Counterfactual Memorization
Building on previous work, the concept of counterfactual memorization introduces a new perspective to study memorization in LLMs. Unlike traditional definitions that focus on identifying overlaps between training data and model outputs, counterfactual memorization quantifies the dependence of a model’s predictions on specific training examples.
Definition 3: Counterfactual Memorization
A training example (x) is counterfactually memorized if the model’s ability to predict (x) is significantly reduced when (x) is omitted from the training data. This is quantified as the difference in the model’s performance on (x) with and without (x) in the training set.
This framework addresses limitations of earlier definitions by filtering out “common” memorized data, such as repeated or template-like phrases, and highlighting examples that uniquely influence the model. Counterfactual memorization systematically lowers scores for frequently duplicated examples, focusing instead on rare and impactful data.
The study shows that rare examples with fewer duplicates have higher counterfactual memorization scores. These examples often carry unique or sensitive information, making them critical from a privacy perspective. Additionally, this framework provides a basis for understanding how specific training data influences model outputs, both during evaluation and generation.

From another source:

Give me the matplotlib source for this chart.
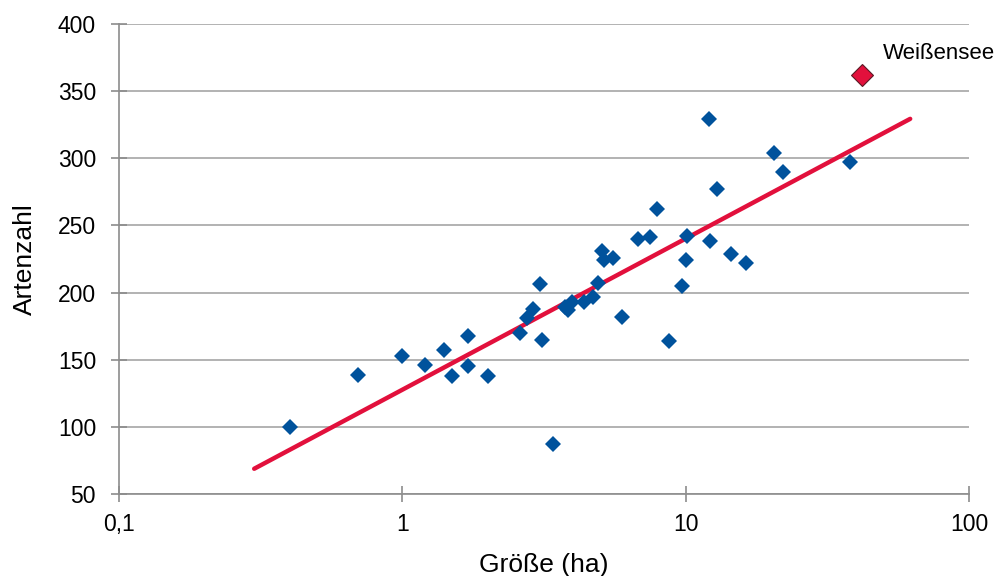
import numpy as np
import matplotlib
matplotlib.use("Agg")
import matplotlib.pyplot as plt
from matplotlib.ticker import FixedLocator, FixedFormatter, NullLocator

plt.rcParams["font.family"] = ["Liberation Sans", "DejaVu Sans"]

# lake size (ha) and species count
groesse = [0.4, 0.7, 1.0, 1.2, 1.4, 1.5, 1.7, 1.7, 2.0, 2.6,
           2.75, 2.9, 3.05, 3.1, 3.4, 3.75, 3.85, 3.96, 4.36, 4.72,
           4.92, 5.06, 5.15, 5.56, 5.94, 6.81, 7.48, 7.94, 8.7, 9.7,
           10.0, 10.1, 12.2, 12.9, 12.1, 14.4, 16.3, 20.5, 22.1, 38.0]
artenzahl = [100, 139, 153, 146, 157, 138, 168, 145, 138, 170,
             181, 188, 206, 165, 87, 189, 187, 193, 193, 197,
             207, 231, 224, 226, 182, 240, 241, 262, 164, 205,
             224, 242, 238, 277, 329, 229, 222, 304, 290, 297]

highlight_name = "Weißensee"
highlight_x = 41.8
highlight_y = 362

# logarithmic trend as shown in the chart: y = a * log10(x) + b
trend_a = 112.4
trend_b = 127.7
trend_range = [0.3, 62.0]

x_ticks = [0.1, 1, 10, 100]
x_ticklabels = ["0,1", "1", "10", "100"]
y_ticks = [50, 100, 150, 200, 250, 300, 350, 400]

blue = "#00529C"
red = "#E2103C"
grid_col = "#A6A6A6"
axis_col = "#8C8C8C"

fig = plt.figure(figsize=(10, 5.76), dpi=100)
ax = fig.add_axes([0.119, 0.142, 0.85, 0.817])

ax.set_xscale("log")
ax.set_xlim(0.1, 100)
ax.set_ylim(50, 400)

tx = np.array(trend_range)
ax.plot(tx, trend_a * np.log10(tx) + trend_b, color=red, lw=3.2,
        solid_capstyle="round", zorder=2)

ax.plot(groesse, artenzahl, linestyle="none", marker="D", markersize=8.6,
        color=blue, markeredgewidth=0, zorder=3)
ax.plot([highlight_x], [highlight_y], linestyle="none", marker="D",
        markersize=11, color=red, markeredgecolor="#5a1a24",
        markeredgewidth=0.8, zorder=4)
ax.annotate(highlight_name, (highlight_x, highlight_y), xytext=(15, 11.5),
            textcoords="offset points", fontsize=16, color="black",
            ha="left", va="baseline")

ax.xaxis.set_major_locator(FixedLocator(x_ticks))
ax.xaxis.set_major_formatter(FixedFormatter(x_ticklabels))
ax.xaxis.set_minor_locator(NullLocator())
ax.set_yticks(y_ticks)

ax.grid(axis="y", color=grid_col, lw=1.2, zorder=0)
ax.set_axisbelow(True)
for s in ["top", "right"]:
    ax.spines[s].set_visible(False)
for s in ["left", "bottom"]:
    ax.spines[s].set_color(axis_col)
    ax.spines[s].set_linewidth(1.2)
ax.tick_params(axis="both", direction="inout", colors=axis_col, length=11,
               width=1.2, labelcolor="black", labelsize=16.5)
ax.tick_params(axis="x", pad=8)
ax.tick_params(axis="y", pad=11)

ax.set_xlabel("Größe (ha)", fontsize=19, labelpad=12)
ax.set_ylabel("Artenzahl", fontsize=19, labelpad=15)

fig.savefig("out.png", dpi=100)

Counterfactual memorization enhances our ability to identify privacy risks by focusing on isolated cases of memorization. It highlights the importance of data deduplication and careful dataset construction to mitigate the risks associated with memorizing sensitive or unique information.
Adversarial Compression and Memorization
The concept of adversarial compression redefines how memorization in LLMs can be assessed, emphasizing a compression-based metric. This approach highlights the relationship between input prompt length and the output it elicits, offering a novel way to evaluate whether a model has memorized specific training data.
Definition 4: Adversarial Compression Ratio (ACR)
A training example (x) is considered memorized if the minimal prompt (p) that elicits (x) is significantly shorter than (x) itself. The Adversarial Compression Ratio is defined as:
ACR(M, \(x\)) = Length of \(x\) / Length of minimal prompt \(p\)
An (x) is memorized if (ACR(M, x) > 1), indicating that the model can “compress” (x) within its learned weights.
This definition introduces an adversarial perspective to measuring memorization, focusing on whether a model can reproduce data with a highly compressed prompt. It shifts attention from exact reproduction to assessing the underlying storage of information in a model’s weights.

The study demonstrates that adversarial compression is robust against simple evasion strategies like in-context unlearning, where a model is instructed to refrain from reproducing certain outputs. Even when such defenses are applied, adversarially optimized prompts can still elicit memorized outputs, indicating that the memorized data remains encoded in the model.
By offering a practical and computationally efficient framework, adversarial compression expands the tools available for evaluating memorization. This approach also provides insights into compliance with data usage regulations, helping distinguish between genuinely forgotten data and cases of superficial compliance.